4 Eylül 2007 Salı

Paris'te 5 Türk Ressamı...


Cumhuriyet'in sanat öncüleri

http://www.radikal.com.tr/haber.php?haberno=128320

ÖZGÜR DURGUN (Arşivi)İSTANBUL -
Şeref Akdik, Cevat Dereli, Muhittin Sebati, Mahmut Cuda, Refik Epikman... Çağdaş Türk resminin temel taşlarını oluşturan bu isimler aynı zamanda Cumhuriyet'in ilk ressamları sayılıyor. Beş ünlü ressam, Cumhuriyet'in birinci kuruluş yılı nedeniyle, sanat alanında kadrolar yetiştirmek üzere harekete geçen devletin bursuyla gemiye binip Marsilya'ya oradan da maceralı bir yolculukla Paris'e gönderilen ilk sanatçı grubu içinde yer alıp, genç Cumhuriyet'in birinci kuşak ressamları olarak anıldılar. Osmanlı gençleri olarak yetişen, işgal güçlerinin İstanbul'a uzanan çizme sesleri altında resim eğitimi gören ve Cumhuriyet'in ilanıyla özgürleşmiş bir toplumda sanatın öncüleri olarak resim kariyerlerini yurtdışında sürdürme şansı verilen bu grubun Avrupa macerası, beş ressamdan yaklaşık 60 yapıt eşliğinde, 'Cumhuriyet'in İlk Ressamları' sergisiyle karşımızda. 1924'te uygulamaya geçirilen ve 1960'lara dek sürdürülen ve Avrupa'ya genç öğrencilerin gönderilmesini sağlayan devlet bursu uygulaması, yalnız sanat alanında değil; fen bilimlerinden felsefe, sosyoloji coğrafya gibi sosyal bilimlere ve spora pek çok alanda Cumhuriyet'in entelektüel kadrolarını yarattı. Sergiyi hazırlayan sanat tarihçisi Dr. Kıymet Giray Cumhuriyet'in ilk yıllarından itibaren yaklaşık 40 yıllık sürece damgasını vuran bu duyarlı yaklaşımın, devletin sanat politikalarına da yansıdığının altını çiziyor. Bu anlamda sergi, 1924-1928 dönemi Türkiye'sinin sanata yaklaşımını belgeleyen bir içerik taşıyor.
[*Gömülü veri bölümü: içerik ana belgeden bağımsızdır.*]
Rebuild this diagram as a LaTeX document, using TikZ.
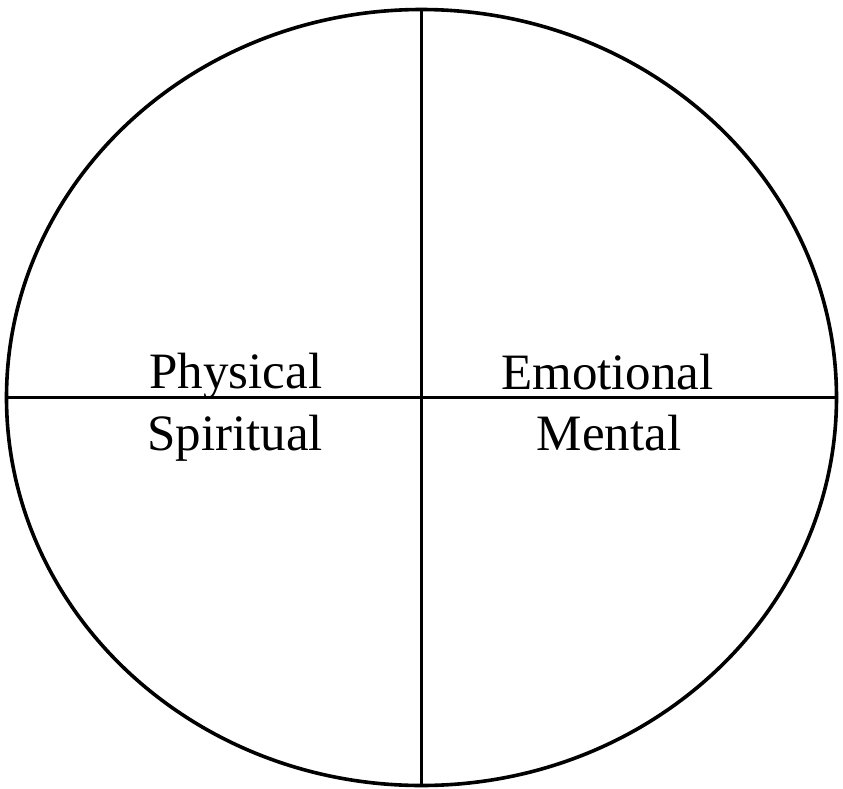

Giray, serginin çıkış noktasını "Cumhuriyet'in ilk yıllarında sanata, özellikle de resim ve heykelin gelişimine sağlanan altyapıyı gündeme getirmek olarak" belirtiyor.
Paris'te beş Türk genci Sergi dolayısıyla, Giray tarafından kaleme alınan kitap ise, Paris sokaklarındaki genç ressamlarımızın karşılaştıkları farklı kültürel ortama ilişkin anılarla zenginleşiyor. Paris'te sürekli alışveriş ettikleri manavın Cevat Dereli'ye bir cüzdan armağan etmesini dostluk olarak algılamaları, manavın ise 'Siz Fransız parasını ikiye katlayıp cebinize koyarak hırpalıyorsunuz, onu korumak için size cüzdan almak zorunda kaldım' şeklindeki yanıtı üzerine yaşadıkları şaşkınlık bu ilginç ve kişisel anılardan sadece biri. Kitap, bu kişisel hikayeler ve belgelerle birlikte ilk kuşak Cumhuriyet sanatçılarının Avrupa serüvenine dair önemli bir kaynak niteliği kazanıyor. Sergiye ilişkin düşülmesi gereken zorunlu son not ise, en verimli çağında, henüz 30'lu yaşlarının başındayken yitirdiğimiz; bugün yapıtlarının pek çoğu dağılmış olan Muhittin Sebati gibi önemli bir resim yeteneğinin, sanatseverlerle bu sergi aracılığıyla buluşuyor olması.